Calibration to a project's specific geology takes time. The first few hundred meters of automated logging on a new project often require iterative model refinement, with the geologist correcting outputs and the provider retraining or fine-tuning the model. This calibration phase adds setup cost and means the value proposition is strongest for larger programs that amortize the calibration across many meters of core.
And finally, automated logging doesn't replace the geologist's role in deposit interpretation. The logged data is an input to interpretation, not the interpretation itself. Decisions about deposit-type model, structural framework, ore controls, and exploration vectoring still come from geologists synthesizing the logged data with everything else they know about the project. The automation reduces the labor cost of producing the data; it doesn't compress the interpretive work.
Integration with Downstream Workflows
The value of automated logging is highest when its output flows cleanly into the project's downstream systems. A logged dataset that lives in the provider's proprietary format and requires manual export to the drillhole database is partially wasted; one that ingests directly into the project's database, becomes immediately available for resource estimation, and updates with each new batch of scanned core is fully realized.
The major providers have improved their integration substantially over the past few years. APIs and structured data exports to common drillhole database formats (acQuire, Maxwell GeoServices, internal SQL databases) are now standard. For projects using Leapfrog Geo for modeling, direct ingestion of automated logging outputs into Leapfrog through the standard import paths works reliably. The integration friction is meaningfully lower than it was in 2020, and continues to improve.
For a junior committing to automated logging, the right pattern is to specify the database integration requirements upfront as part of the contract scope. A provider that delivers structured data in the exact format the project database expects is more valuable than one that delivers higher-accuracy logs in a format that requires manual conversion.
Cost and Procurement
Automated core logging contracts run roughly $20 to $50 per meter of core for the standard imagery-plus-classification offering, with hyperspectral mineralogy adding another $15 to $40 per meter depending on the provider.
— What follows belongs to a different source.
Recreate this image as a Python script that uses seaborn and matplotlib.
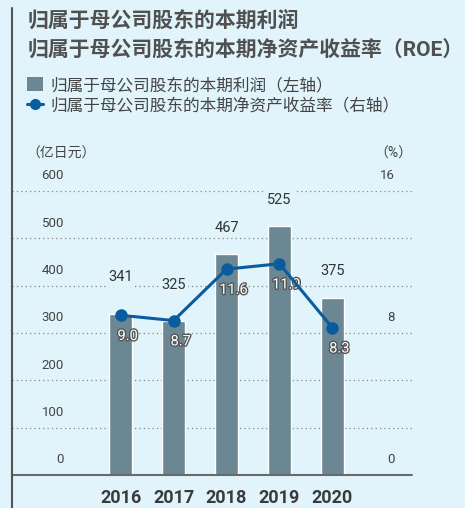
import numpy as np
import pandas as pd
import seaborn as sns
import matplotlib.pyplot as plt
import matplotlib.patheffects as pe
from matplotlib.lines import Line2D
from matplotlib.patches import Patch

years = ["2016", "2017", "2018", "2019", "2020"]
profit = [341, 325, 467, 525, 375]
roe = [9.0, 8.7, 11.6, 11.9, 8.3]
left_ticks = [0, 100, 200, 300, 400, 500, 600]
right_ticks = [0, 8, 16]

bg = "#e1f3fb"
bar_col = "#6b8793"
line_col = "#0a5c9e"

sns.set_style("white")
plt.rcParams["font.family"] = ["Roboto", "Noto Sans CJK SC", "DejaVu Sans"]

df = pd.DataFrame({"year": years, "profit": profit})

fig = plt.figure(figsize=(4.65, 5.08), dpi=100, facecolor=bg)
ax = fig.add_axes([12 / 465, 33 / 508, 400 / 465, 284 / 508])
ax.set_facecolor(bg)

sns.barplot(data=df, x="year", y="profit", color=bar_col, saturation=1,
            width=0.435, ax=ax, zorder=3)
ax.set_xlim(-2.055, 5.506)
ax.set_ylim(0, 600)
for s in ax.spines.values():
    s.set_visible(False)
ax.axhline(0, color="#6a6a6a", lw=1.5, zorder=4, clip_on=False)
for t in left_ticks[1:]:
    ax.axhline(t, color="#858585", lw=0.9, ls=(0, (1, 2.5)), zorder=1)
ax.set_yticks([])
ax.set_xlabel("")
ax.set_ylabel("")
ax.tick_params(axis="x", length=0, pad=10)
ax.set_xticks(range(len(years)))
ax.set_xticklabels(years, fontsize=13, fontweight="bold", color="#3a3a3a")

for t in left_ticks:
    ax.text(0.13, t + 32, str(t), transform=ax.get_yaxis_transform(),
            ha="right", va="center", fontsize=9.5, color="#444444")

# value labels above bars
lift = [26, 26, 19, 19, 19]
for i, v in enumerate(profit):
    ax.annotate(str(v), (i, v), xytext=(0, lift[i]), textcoords="offset points",
                ha="center", va="center", fontsize=10.5, color="#333333",
                zorder=6,
                bbox=dict(boxstyle="square,pad=0.15", fc=bg, ec="none"))

ax2 = ax.twinx()
ax2.set_ylim(0, 16)
for s in ax2.spines.values():
    s.set_visible(False)
ax2.set_yticks([])
sns.lineplot(x=np.arange(len(years)), y=roe, color=line_col, lw=2.2,
             marker="o", markersize=9, markeredgewidth=0, ax=ax2, zorder=5)
for i, v in enumerate(roe):
    ax2.annotate(f"{v:.1f}", (i, v), xytext=(5, -15), textcoords="offset points",
                 ha="center", va="center", fontsize=10.5, color="white",
                 path_effects=[pe.withStroke(linewidth=2, foreground="#555555")])

for t in right_ticks:
    ax2.text(0.957, t + 0.85, str(t), transform=ax2.get_yaxis_transform(),
             ha="right", va="center", fontsize=9.5, color="#444444")

# titles
fig.text(28 / 465, 1 - 20 / 508, "归属于母公司股东的本期利润", fontsize=15,
         fontweight="bold", color="#505050", va="center", ha="left")
fig.text(28 / 465, 1 - 51 / 508, "归属于母公司股东的本期净资产收益率（ROE）",
         fontsize=15, fontweight="bold", color="#505050", va="center", ha="left")

handles = [Patch(facecolor=bar_col, edgecolor="none"),
           Line2D([0], [0], color=line_col, lw=2.2, marker="o", markersize=7)]
fig.legend(handles, ["归属于母公司股东的本期利润（左轴）", "归属于母公司股东的本期净资产收益率（右轴）"],
           loc="upper left", bbox_to_anchor=(27 / 465, 1 - 77 / 508), frameon=False,
           fontsize=12, labelcolor="#444444", handlelength=0.95, handleheight=0.95,
           handletextpad=0.45, labelspacing=0.3, borderpad=0, borderaxespad=0)

fig.text(26 / 465, 1 - 154 / 508, "（亿日元）", fontsize=10, color="#444444",
         va="center", ha="left")
fig.text(412 / 465, 1 - 154 / 508, "（%）", fontsize=10, color="#444444",
         va="center", ha="right")

fig.add_artist(Line2D([12 / 465, 12 / 465], [0, 1 - 8 / 508],
                      transform=fig.transFigure, color="#555555", lw=1.5))

fig.savefig("out.png", dpi=100, facecolor=bg)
For a 5,000-meter program, the total cost is on the order of $100,000 to $400,000. Compared against the avoided contract logger time (typically $400-$800 per day for experienced contractors, producing 30-100 meters per day, so $5 to $25 per meter of logging cost), the automated logging is more expensive per meter but produces a more uniform and more structured dataset, plus much faster turnaround.
The cost calculus favors automated logging more strongly for: larger programs that amortize setup costs, programs where contract logger availability is a constraint, programs where consistency matters for resource estimation, and projects in jurisdictions where geologist labor costs are high. It favors manual logging more strongly for: small one-off programs, programs with unusual deposit types requiring substantial model calibration, and projects where the geologist's interpretive engagement during logging is itself a strategic value.
The procurement decision is also a multi-year decision. Switching providers mid-program is expensive — the second provider has to recalibrate to the project's geology and the dataset gets a methodology break. Picking the right provider for the project's life expectancy is more important than negotiating the lowest per-meter price.
A Reasonable Pilot
If your project is actively drilling and has never used automated logging, the right first step is a pilot on one or two completed holes. Most providers will price pilots at modest discounts to give projects a chance to evaluate the deliverable on their specific geology. The pilot output gets compared against the manual logs, the discrepancies get reviewed by the project geologist, and the team gets a concrete basis for deciding whether to scale to the full program.
The pilot also surfaces integration questions early: how the data flows from provider to database, how the QP signs off on automated vs. manual logs, how the model handles project-specific geology. Those questions get answered cheaply on a pilot and expensively on a committed full-program scale.
For projects that are not actively drilling but anticipate a future program, the right move is to keep automated logging in the budget plan but defer commitment until the program is funded and scheduled. The capability is mature enough that a pilot can be procured on relatively short notice when needed.